Digitisation of public services is one of the key ways in which we know we can go on making a reality of our determination that public services are properly available to citizens right across Wales in a way that matches their contemporary experience. That sense of being in the forefront of the development of digitisation is absolutely what is happening in Ebbw Vale and through the Tech Valleys region, with the work of Thales, with the skills academy, with the centre for digital public services, which will be operational in Ebbw Vale from April 2020, and bringing together there, Llywydd, the infrastructure that we need to support these developments but, very importantly, creating the skills that mean that the workforce in that part of Wales will be well equipped to be at the forefront of these developments.
I'd like to ask the First Minister what plans the Welsh Government has to spread prosperity across the country through the development of public services. I think we need to listen to those who feel that we're at risk of imitating England's mistake in overconcentrating power and economic development in one part of the country. Now, one of the ideas that Plaid Cymru has put forward, which I'm sure the First Minister is aware of, is that of a regional renewal Act to decentralise power, ensuring that every part of the country receives its fair share of investment and that public bodies are established in parts of the country that really could do with new jobs. There are parts of my region in the south-east that have experienced depopulation and economic decline that could really do with Welsh Government support—areas like Tredegar, like Merthyr and like Ebbw Vale. Transport links in those areas are so poor and the foundational economy is crying out for investment. So, First Minister, I'd ask how you think the Government can help to improve public services in areas like this so that they can be built back up and be made attractive for businesses to be established there in the future, as well as attracting new local amenities that could boost those communities.
I thank the Member for that question. The regional impact of the economy is something absolutely at the forefront of the way in which the Minister for the economy is shaping his policy and his department to deliver in that regionally fair way, although, as the Member's question illustrated, Llywydd, inequalities within regions are more pronounced than inequalities between regions in Wales.
So, making sure that, within a region such as south-east Wales, which has some very prosperous parts of it and some engine-room parts of the Welsh economy—how do we make sure that the fruits of that advance are felt everywhere? That's at the heart of the fair work agenda, it's at the heart of the social partnership Bill that we will bring forward in front of this Assembly and, to revert to Alun Davies's point, digital services have to be viewed through that inequality lens as well.
In that way, I think the way that the Welsh Government approaches these things can be distinguished from the way that these matters have been approached elsewhere in the United Kingdom. We want to create, as the well-being of future generations Act says, a more equal Wales, and that more equal Wales is rooted in equality of opportunity in the economy.
First Minister, your 2016 manifesto pledge, and I quote, 'We will seek to create stronger, larger local authorities', as Welsh Labour apparently recognised the then vital role that local authorities play in everyone's lives—. Can you provide an update, please, on your reform of local government, or is this promise going to go in the same bin as the M4 relief road?

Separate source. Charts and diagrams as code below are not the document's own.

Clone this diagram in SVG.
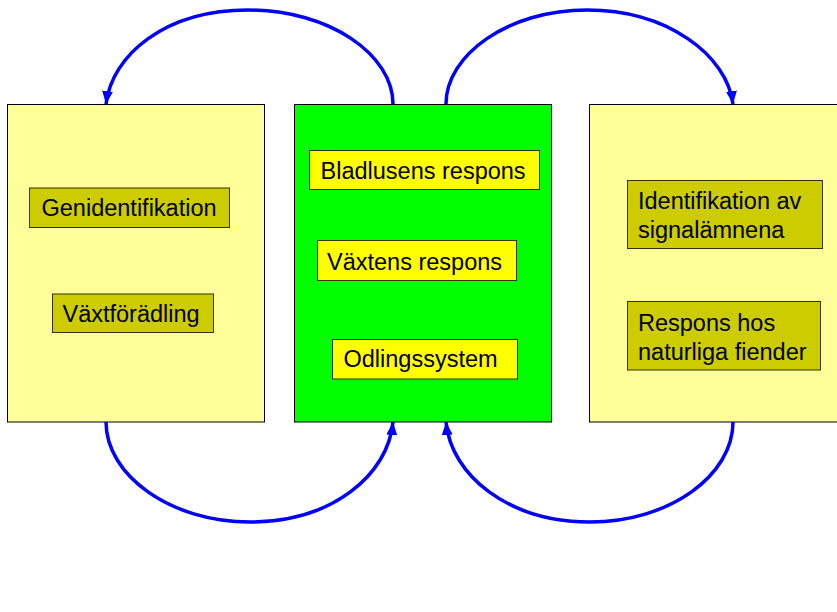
<svg xmlns="http://www.w3.org/2000/svg" width="837" height="612" viewBox="0 0 837 612">
<style>
.outer{stroke:#000;stroke-width:1}
.inner{stroke:#333300;stroke-width:1}
.lbl{font-family:"Liberation Sans",Arial,sans-serif;font-size:23.5px;fill:#000}
.conn{fill:none;stroke:#0000FF;stroke-width:3.5}
</style>
<defs>
<marker id="ah" markerUnits="userSpaceOnUse" markerWidth="14" markerHeight="14" viewBox="0 0 14 14" refX="13" refY="7" orient="auto">
<path d="M0,1.5 L13,7 L0,12.5 z" fill="#0000FF"/>
</marker>
</defs>
<rect width="837" height="612" fill="#fff"/>
<g id="left">
<rect class="outer" x="7.5" y="104.5" width="257" height="317.5" fill="#FFFF99"/>
<rect class="inner" x="29.5" y="188" width="200" height="39.5" fill="#CCCC00"/>
<text class="lbl" x="41.5" y="216">Genidentifikation</text>
<rect class="inner" x="52.5" y="294" width="161" height="38.5" fill="#CCCC00"/>
<text class="lbl" x="62.5" y="322">Växtförädling</text>
</g>
<g id="middle">
<rect class="outer" x="294.5" y="104.5" width="257" height="317.5" fill="#00FF00"/>
<rect class="inner" x="309.5" y="150.5" width="230" height="39" fill="#FFFF00"/>
<text class="lbl" x="320.5" y="178.5">Bladlusens respons</text>
<rect class="inner" x="317.5" y="240.5" width="199" height="40" fill="#FFFF00"/>
<text class="lbl" x="327" y="269.5">Växtens respons</text>
<rect class="inner" x="332.5" y="339.5" width="185" height="39.5" fill="#FFFF00"/>
<text class="lbl" x="343.5" y="367">Odlingssystem</text>
</g>
<g id="right">
<rect class="outer" x="589.5" y="104.5" width="250" height="317.5" fill="#FFFF99"/>
<rect class="inner" x="627.5" y="180.5" width="195" height="68" fill="#CCCC00"/>
<text class="lbl" x="638" y="208.5">Identifikation av</text>
<text class="lbl" x="638" y="237.5">signalämnena</text>
<rect class="inner" x="627.5" y="301.5" width="193" height="68.5" fill="#CCCC00"/>
<text class="lbl" x="638" y="331">Respons hos</text>
<text class="lbl" x="638" y="360">naturliga fiender</text>
</g>
<g id="connectors">
<path class="conn" d="M393,104 C393,55 330,10 248,10 C165,10 112,55 106,104" marker-end="url(#ah)"/>
<path class="conn" d="M446,104 C446,55 508,10 587,10 C667,10 727,55 733,104" marker-end="url(#ah)"/>
<path class="conn" d="M106,422 C106,475 170,522 250,522 C332,522 388,475 393,422" marker-end="url(#ah)"/>
<path class="conn" d="M733,422 C733,475 670,522 590,522 C508,522 451,475 446,422" marker-end="url(#ah)"/>
</g>
</svg>
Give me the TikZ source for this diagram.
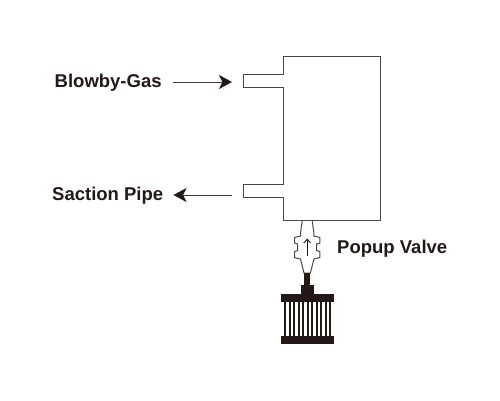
\documentclass[tikz,border=0pt]{standalone}
\usepackage{fontspec}
\setmainfont{Liberation Sans}
\usetikzlibrary{arrows.meta}
\definecolor{ink}{HTML}{231815}
\tikzset{
  outline/.style={draw=ink!80,line width=1pt,line join=miter},
  lbl/.style={font=\bfseries\fontsize{18.5}{22}\selectfont,text=ink,inner sep=0pt,anchor=base west},
  flow/.style={draw=ink!85,line width=0.9pt,-{Stealth[length=13pt,width=14pt,inset=3.5pt,color=ink]}},
  solid fill/.style={fill=ink,draw=none}
}
\begin{document}
\begin{tikzpicture}[x=1pt,y=-1pt]
\useasboundingbox (0,0) rectangle (500,400);
\draw[outline] (283,56) -- (380,56) -- (380,220) -- (283,220) -- (283,197) -- (243.5,197) -- (243.5,184) -- (283,184) -- (283,87.5) -- (243.5,87.5) -- (243.5,74.5) -- (283,74.5) -- cycle;
\node[lbl] (blowby) at (54.5,87) {Blowby-Gas};
\node[lbl] (saction) at (52,200) {Saction Pipe};
\coordinate (inA) at (173,82);
\coordinate (inB) at (232,82);
\coordinate (outA) at (232,195);
\coordinate (outB) at (173.5,195);
\draw[flow] (inA) -- (inB);
\draw[flow] (outA) -- (outB);
\node[lbl] (popup) at (337,253) {Popup Valve};
% valve
\draw[outline] (302.3,220) -- (300.5,233) -- (300.5,236) -- (294.5,237.5) -- (294.5,243) -- (297.7,244) -- (297.7,250.5) -- (294.5,251.5) -- (294.5,257.5) -- (300.5,259) -- (304,273)
  -- (310.4,273) -- (313.9,259) -- (319.9,257.5) -- (319.9,251.5) -- (316.7,250.5) -- (316.7,244) -- (319.9,243) -- (319.9,237.5) -- (313.9,236) -- (313.9,233) -- (312.1,220);
\coordinate (vA) at (307.2,255.5);
\coordinate (vB) at (307.2,238.5);
\draw[draw=ink,line width=0.9pt,-{Straight Barb[length=4pt,width=7pt]}] (vA) -- (vB);
% filter
\fill[solid fill] (304.3,273) rectangle (310.3,285);
\fill[solid fill] (301,285) rectangle (313.5,294);
\fill[solid fill] (281,294) rectangle (333.5,302.3);
\fill[solid fill] (281,335.7) rectangle (333.5,344.2);
\foreach \i in {0,...,10} {
  \fill[solid fill] ({284+\i*4.5},302) rectangle ({286.4+\i*4.5},336);
}
\end{tikzpicture}
\end{document}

Well, Llywydd, there is a Local Government and Elections (Wales) Bill being presented at this Assembly. It will demonstrate the way in which we will create local authorities that are resilient for the future, retaining the 22 local presences, with a front door that people have become familiar with now over nearly 30 years, and yet to require collaboration on a regional basis for core local government services and activities. In that way, I believe we will marry together the advantages of having local authorities that are close enough to populations for people to feel ownership of them, and a sense of accountability to those populations, with the advantages that regional working for key purposes brings. That Bill will be in front of this National Assembly, and the Member will have every opportunity to contribute to its debate and development.